B) Always allow users to immediately document or indicate that they gave two doses of medication for a patient at the same time (dangerous!) or potentially mess up the flowsheet documentation used to calculate volume for IV-based treatment by having two drastically different values for remainder of IV bag used at the same time (which one is correct?)
I can agree that this is weird and that there is perhaps better UX that could be used during this period of time, but as the Johns Hopkins CMIO notes, their organization has bigger operational problems than this one.
How to fix it (and why we don’t).
The problem with DST downtime doesn’t inherently lie on EHR vendors. It’s a global problem of interoperability. How do I know that Epic supports sending timezone offsets with events? I can see them being set in FHIR messages generated by Epic in their public sandbox. Instead of complaining globally about EHR vendors, we need to demand improved efforts around interoperability from all vendors in healthcare. While we will probably never replace all HL7v2 systems and interfaces, the more connectivity that we have between HIS systems that uses modern data standards like FHIR the better. While it’s easy to say that “interoperability is a business problem, not a tech problem” we need to ensure that we are fixing problems in interoperability that don’t necessarily have clear or compelling use cases. We haven’t been fixing problems with DST since it’s likely always been at the bottom of the barrel for most hospitals behind demonstrating meaningful use, improving reimbursement or managing patient safety. There are some organizations that have found the value of solving this problem. As the KHN article notes, this is something that Johns Hopkins and Cleveland Clinic have sought to minimize impact around DST by requiring vendors to be diligent around making workflows work during the cutover from DST to CST. Our customers, vendors ranging from startups to the world’s largest life sciences companies, had zero errors last night due to DST ending. And, as the on call support staff last night, I can tell you that I was able to enjoy my extra hour of sleep sans pager from 200 health systems asking why we were having DST problems.
We are all in this together.
Part of the reason I wrote this post was because I wanted to shine a light on a small subsection of what makes what most folks in health tech are dealing with on a day to day basis. I understand the frustration from clinicians, but indicating that it is incompetence and not priority or politics causing these outages is a dangerous path to progress. I’ve worked with smart people in HIT trying their hardest from Madison, WI to Madison, MS. The only way we can improve things HIT are by being transparent about our challenges and to work together to improve the underlying systems which power healthcare in the United States.

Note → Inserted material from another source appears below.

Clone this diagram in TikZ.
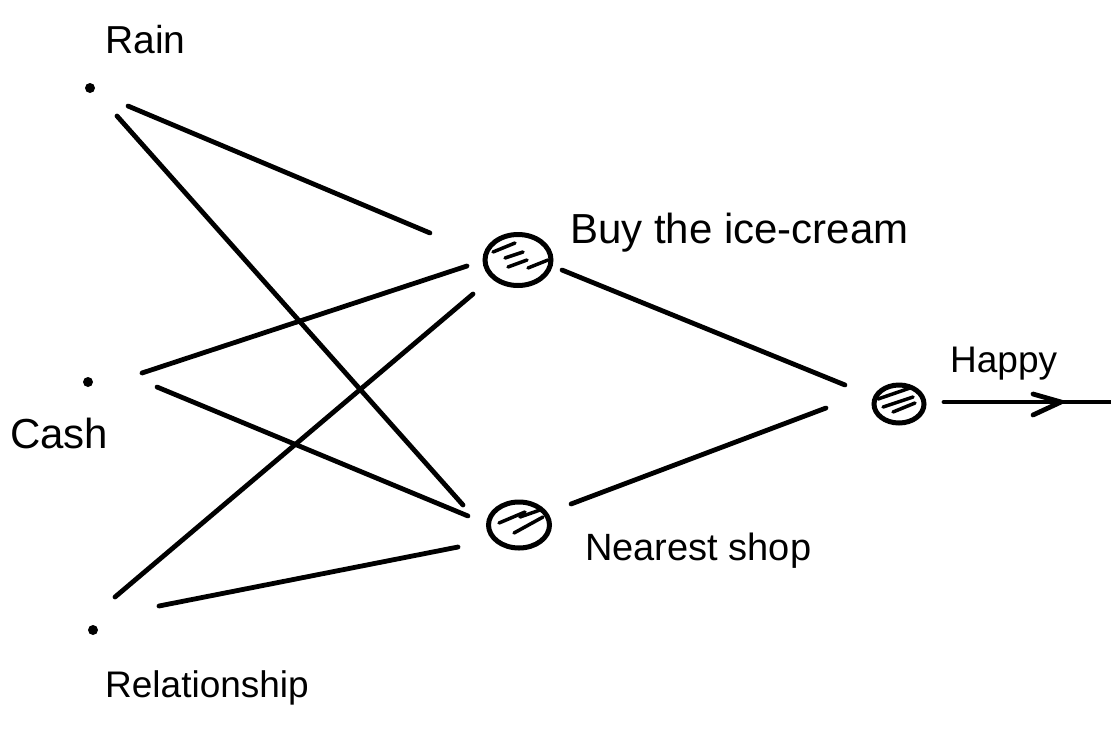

- Though, it’s worth noting that GMT is not the same thing as UTC. GMT is actually .9s behind UTC. Also, yes, it’s not CUT. It became UTC as a compromise between the French and English abbreviations of the standard. These are a few of the reasons why time zones are hilariously complicated.

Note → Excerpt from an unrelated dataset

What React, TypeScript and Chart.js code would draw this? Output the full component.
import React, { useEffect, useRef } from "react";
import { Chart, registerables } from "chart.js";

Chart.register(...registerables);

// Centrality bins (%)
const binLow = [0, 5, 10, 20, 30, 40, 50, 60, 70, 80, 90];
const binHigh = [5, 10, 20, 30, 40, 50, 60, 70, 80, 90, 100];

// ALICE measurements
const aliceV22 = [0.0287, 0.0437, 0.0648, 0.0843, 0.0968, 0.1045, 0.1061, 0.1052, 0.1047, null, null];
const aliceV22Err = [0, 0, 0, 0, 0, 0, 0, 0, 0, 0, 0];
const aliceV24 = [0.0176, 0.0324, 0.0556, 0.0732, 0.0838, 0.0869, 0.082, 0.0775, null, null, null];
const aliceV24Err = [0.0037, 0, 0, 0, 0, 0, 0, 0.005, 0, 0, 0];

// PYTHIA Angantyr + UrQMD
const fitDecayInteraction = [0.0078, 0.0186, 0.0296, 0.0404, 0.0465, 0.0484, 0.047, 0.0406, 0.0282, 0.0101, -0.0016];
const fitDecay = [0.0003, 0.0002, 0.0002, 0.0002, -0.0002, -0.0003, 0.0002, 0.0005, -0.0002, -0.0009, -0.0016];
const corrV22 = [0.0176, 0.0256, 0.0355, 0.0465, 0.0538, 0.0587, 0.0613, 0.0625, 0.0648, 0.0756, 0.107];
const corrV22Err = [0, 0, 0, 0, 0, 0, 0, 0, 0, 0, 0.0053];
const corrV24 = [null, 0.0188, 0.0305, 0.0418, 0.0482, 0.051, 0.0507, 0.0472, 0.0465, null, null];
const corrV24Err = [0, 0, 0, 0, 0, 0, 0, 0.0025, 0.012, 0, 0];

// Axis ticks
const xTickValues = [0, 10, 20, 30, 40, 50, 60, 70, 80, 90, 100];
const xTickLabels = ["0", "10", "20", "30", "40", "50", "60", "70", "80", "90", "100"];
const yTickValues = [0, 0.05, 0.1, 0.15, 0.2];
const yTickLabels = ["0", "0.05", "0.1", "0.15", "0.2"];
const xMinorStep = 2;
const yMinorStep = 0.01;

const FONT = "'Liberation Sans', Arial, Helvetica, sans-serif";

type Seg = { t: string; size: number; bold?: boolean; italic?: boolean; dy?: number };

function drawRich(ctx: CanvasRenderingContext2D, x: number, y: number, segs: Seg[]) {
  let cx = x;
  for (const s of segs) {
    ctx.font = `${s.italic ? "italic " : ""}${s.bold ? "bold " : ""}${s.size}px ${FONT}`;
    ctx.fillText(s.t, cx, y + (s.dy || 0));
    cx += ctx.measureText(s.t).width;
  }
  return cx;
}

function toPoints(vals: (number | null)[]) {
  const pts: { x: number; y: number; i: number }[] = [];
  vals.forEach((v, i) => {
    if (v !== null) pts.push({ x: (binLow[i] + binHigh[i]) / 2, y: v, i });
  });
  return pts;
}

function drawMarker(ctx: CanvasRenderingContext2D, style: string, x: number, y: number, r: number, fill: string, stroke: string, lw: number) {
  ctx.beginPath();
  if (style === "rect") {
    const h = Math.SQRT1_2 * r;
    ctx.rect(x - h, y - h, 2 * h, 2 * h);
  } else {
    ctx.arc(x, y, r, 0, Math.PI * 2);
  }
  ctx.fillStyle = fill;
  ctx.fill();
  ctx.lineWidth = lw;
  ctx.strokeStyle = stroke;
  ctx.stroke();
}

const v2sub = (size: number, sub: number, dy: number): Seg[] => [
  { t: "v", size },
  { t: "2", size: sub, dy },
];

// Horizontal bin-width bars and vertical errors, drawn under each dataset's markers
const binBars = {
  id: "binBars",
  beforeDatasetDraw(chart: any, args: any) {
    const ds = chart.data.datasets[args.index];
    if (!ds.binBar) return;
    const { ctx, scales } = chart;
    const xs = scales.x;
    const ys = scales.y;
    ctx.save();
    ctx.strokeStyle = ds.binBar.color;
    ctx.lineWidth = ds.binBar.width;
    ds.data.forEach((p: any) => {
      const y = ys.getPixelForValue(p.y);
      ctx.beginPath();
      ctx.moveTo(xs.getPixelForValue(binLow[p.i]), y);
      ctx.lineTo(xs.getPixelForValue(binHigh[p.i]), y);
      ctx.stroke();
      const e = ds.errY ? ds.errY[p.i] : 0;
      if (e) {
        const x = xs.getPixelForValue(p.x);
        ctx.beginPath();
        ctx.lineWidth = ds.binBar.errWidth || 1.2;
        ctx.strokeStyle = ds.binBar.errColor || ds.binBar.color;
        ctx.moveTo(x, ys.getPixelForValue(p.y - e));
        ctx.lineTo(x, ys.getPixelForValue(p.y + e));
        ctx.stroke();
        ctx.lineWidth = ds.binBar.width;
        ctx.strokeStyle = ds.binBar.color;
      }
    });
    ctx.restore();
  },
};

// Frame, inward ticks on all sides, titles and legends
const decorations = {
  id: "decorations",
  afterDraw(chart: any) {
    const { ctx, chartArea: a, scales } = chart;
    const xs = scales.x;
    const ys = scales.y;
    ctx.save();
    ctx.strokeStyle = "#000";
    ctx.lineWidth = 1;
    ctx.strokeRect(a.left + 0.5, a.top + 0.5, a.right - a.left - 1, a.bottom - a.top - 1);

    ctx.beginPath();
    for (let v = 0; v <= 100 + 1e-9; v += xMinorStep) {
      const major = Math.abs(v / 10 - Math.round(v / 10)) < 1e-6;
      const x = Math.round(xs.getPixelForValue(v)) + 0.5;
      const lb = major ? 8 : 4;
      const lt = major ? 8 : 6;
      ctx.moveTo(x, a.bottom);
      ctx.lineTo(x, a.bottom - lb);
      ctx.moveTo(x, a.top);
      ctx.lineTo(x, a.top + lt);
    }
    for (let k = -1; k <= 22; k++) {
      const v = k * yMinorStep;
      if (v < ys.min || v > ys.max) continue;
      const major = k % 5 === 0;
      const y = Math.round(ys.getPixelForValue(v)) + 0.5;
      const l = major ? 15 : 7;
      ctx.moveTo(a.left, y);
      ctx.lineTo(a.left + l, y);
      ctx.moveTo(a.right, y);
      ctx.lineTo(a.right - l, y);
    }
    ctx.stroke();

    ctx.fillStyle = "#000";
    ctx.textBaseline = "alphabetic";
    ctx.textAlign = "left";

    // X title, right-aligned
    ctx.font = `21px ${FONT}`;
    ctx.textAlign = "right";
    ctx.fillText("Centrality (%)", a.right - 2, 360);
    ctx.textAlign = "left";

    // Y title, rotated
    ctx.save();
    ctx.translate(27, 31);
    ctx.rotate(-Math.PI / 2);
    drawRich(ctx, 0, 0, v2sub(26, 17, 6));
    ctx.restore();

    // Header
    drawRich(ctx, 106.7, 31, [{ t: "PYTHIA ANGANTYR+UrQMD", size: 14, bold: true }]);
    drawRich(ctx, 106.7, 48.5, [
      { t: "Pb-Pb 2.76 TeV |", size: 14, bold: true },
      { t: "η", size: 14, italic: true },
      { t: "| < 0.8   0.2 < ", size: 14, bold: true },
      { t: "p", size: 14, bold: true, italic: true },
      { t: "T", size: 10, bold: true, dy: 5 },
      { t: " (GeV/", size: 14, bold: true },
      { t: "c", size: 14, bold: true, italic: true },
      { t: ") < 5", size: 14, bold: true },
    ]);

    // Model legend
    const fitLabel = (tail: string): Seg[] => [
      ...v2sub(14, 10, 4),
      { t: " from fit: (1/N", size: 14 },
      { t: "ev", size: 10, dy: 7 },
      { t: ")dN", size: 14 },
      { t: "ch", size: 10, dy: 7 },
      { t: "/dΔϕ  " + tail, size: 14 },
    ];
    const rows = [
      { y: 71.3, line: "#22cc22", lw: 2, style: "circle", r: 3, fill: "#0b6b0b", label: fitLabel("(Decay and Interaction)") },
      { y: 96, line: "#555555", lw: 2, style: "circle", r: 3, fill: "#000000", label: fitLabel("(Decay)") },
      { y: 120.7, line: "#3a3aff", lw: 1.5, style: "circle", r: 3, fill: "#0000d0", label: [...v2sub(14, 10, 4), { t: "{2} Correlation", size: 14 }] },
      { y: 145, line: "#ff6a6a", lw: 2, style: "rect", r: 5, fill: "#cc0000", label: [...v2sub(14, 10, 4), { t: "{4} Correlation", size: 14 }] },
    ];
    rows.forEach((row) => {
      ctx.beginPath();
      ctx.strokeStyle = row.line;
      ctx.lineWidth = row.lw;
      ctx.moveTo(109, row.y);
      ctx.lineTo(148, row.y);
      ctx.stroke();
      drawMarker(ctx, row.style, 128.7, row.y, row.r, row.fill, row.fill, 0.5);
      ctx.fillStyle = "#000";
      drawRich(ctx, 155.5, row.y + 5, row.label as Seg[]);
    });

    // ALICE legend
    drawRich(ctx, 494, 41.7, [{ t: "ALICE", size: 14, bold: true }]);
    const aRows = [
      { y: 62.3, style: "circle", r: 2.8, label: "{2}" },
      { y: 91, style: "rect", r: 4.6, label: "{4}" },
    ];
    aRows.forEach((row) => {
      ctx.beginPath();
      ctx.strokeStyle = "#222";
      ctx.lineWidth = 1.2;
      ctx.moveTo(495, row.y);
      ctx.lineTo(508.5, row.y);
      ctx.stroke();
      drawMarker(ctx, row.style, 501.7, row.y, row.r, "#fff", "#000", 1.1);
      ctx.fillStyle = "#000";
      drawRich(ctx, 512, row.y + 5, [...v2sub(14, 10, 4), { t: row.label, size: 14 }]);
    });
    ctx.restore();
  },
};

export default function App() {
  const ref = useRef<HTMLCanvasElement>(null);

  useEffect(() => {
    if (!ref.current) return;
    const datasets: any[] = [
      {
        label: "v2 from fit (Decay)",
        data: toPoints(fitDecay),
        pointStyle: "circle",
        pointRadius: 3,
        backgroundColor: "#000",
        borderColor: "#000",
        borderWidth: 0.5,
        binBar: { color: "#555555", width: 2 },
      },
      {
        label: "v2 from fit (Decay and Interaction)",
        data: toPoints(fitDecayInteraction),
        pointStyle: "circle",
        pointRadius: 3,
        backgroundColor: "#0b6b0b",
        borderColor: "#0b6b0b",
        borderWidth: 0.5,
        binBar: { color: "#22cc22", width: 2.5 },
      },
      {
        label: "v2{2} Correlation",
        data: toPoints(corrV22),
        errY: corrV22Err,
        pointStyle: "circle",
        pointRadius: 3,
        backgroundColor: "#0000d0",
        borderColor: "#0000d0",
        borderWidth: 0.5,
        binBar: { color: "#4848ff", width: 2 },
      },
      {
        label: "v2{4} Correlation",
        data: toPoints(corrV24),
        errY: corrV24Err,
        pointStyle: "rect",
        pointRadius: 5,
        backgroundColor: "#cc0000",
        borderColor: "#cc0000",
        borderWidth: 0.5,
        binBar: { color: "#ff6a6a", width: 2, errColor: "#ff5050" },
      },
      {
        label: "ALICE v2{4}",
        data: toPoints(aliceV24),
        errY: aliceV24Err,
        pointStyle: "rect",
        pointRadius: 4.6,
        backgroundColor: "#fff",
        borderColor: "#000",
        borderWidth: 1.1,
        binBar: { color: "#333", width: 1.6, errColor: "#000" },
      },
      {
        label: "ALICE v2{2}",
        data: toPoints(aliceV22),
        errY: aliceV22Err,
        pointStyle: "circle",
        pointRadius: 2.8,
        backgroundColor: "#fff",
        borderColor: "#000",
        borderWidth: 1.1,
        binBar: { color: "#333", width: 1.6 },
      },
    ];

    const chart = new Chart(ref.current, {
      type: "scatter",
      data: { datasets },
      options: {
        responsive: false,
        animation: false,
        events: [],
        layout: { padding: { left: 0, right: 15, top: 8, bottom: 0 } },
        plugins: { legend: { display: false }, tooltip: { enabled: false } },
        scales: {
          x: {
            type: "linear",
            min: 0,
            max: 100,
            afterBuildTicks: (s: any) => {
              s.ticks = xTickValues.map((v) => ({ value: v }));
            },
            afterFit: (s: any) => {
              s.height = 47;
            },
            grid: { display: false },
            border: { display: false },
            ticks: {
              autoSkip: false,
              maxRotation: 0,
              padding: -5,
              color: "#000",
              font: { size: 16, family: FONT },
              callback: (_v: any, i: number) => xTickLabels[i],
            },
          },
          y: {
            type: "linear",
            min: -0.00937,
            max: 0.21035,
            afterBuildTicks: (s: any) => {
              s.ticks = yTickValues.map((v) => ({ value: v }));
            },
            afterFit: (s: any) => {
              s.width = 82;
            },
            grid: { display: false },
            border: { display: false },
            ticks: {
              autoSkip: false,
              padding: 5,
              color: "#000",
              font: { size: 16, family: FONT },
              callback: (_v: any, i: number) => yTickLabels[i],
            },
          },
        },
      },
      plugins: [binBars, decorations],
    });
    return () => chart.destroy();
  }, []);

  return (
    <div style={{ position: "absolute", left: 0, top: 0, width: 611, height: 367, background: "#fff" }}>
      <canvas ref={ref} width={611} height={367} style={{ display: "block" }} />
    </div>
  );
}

- From the HL7v2.2 implementation guide, 12/1/1994: “The HL7 Standard strongly recommends that all systems routinely send the time zone offset but does not require it. All HL7 systems are required to accept the time zone offset, but its implementation is application specific.” From my experience, that “implementation” is to commonly just ignore that offset.
- This is anecdotal, but I remember that Epic built more robust procedures for multi-timezone support for Sisters of Mercy, which began implementing Epic in 2007. Predating SOM, Kaiser had its own different system for managing multiple instances of Epic (Intraconnect), which is mostly unique amongst Epic customers in the modern era.
- “We’re going to have the biggest DST. Longer than any other president’s DST. That’s why DST now ends on the second weekend of November.”